Our host in Akaroa recommended the Maori & Colonial Museum in Okains Bay so we decided to visit it before we left the Banks Peninsula. As we were down at the bay before it opened we had a walk along the empty beach.
There were a few flowers still in bloom on the path down to the beach.
Oystercatchers in New Zealand are black and there was a pair along with a Red-billed gull and some other waders that flew away before I could identify them. Most of the shells were clams and mussels but there were a few others.
We walked back through the trees. There is a large campground here right behind the beach which would be a great place to camp in summer. The museum is housed in a former cheese factory and staffed by volunteers. It has a large collection and the Maori displays were the most interesting.
As the colonial collection only dates from the second half of the 19th century, many of the items were very familiar e.g. Singer hand sewing machines. For anyone whose ancestors lived here, there is a lot of information on local families and many of the items on display have been donated by their descendents. Across the road from the museum is a shed with the two canoes currently used every year on Waitangi Day.

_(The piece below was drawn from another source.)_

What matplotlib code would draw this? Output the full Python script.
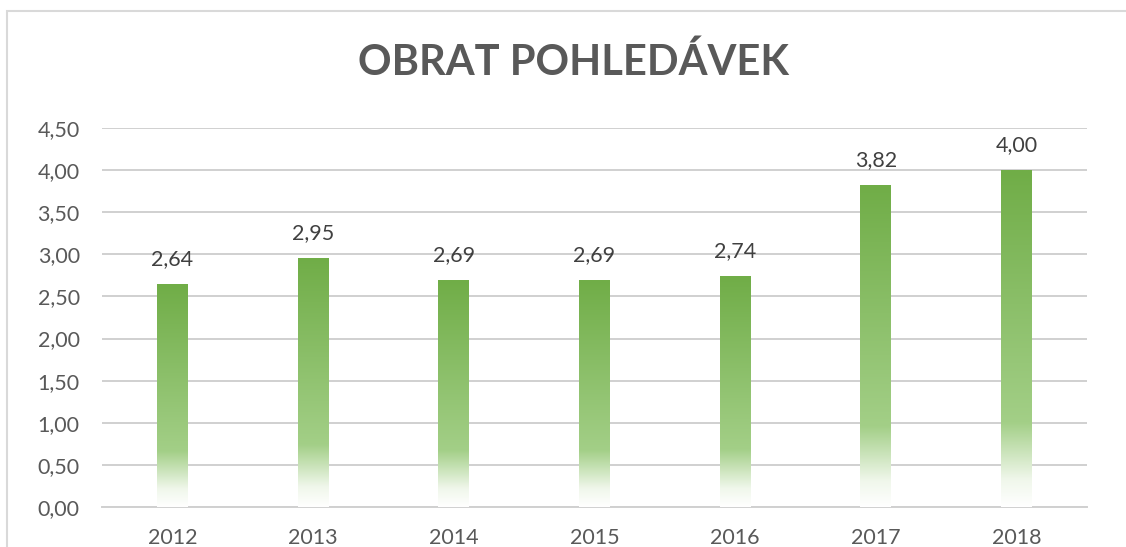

We then re-joined the summit road which on a clear day would have good views over the peninsula. We were back on Highway 75 at Hilltop which is 476m and then descended to Little River for coffee. As we crossed over to join the Inland Scenic Route on Highway 72, we could see mountains ahead and forests. We were soon in the foothills of Mount Hutt Range and stopped at Rakaia Gorge where there are overlooks and short walking trails.
We met a couple of guys from Yorkshire who were also travelling around before attending some of the Lions matches later on. It was now time for us to descend a little, cross the Rangitata River and find our accommodation in Geraldine.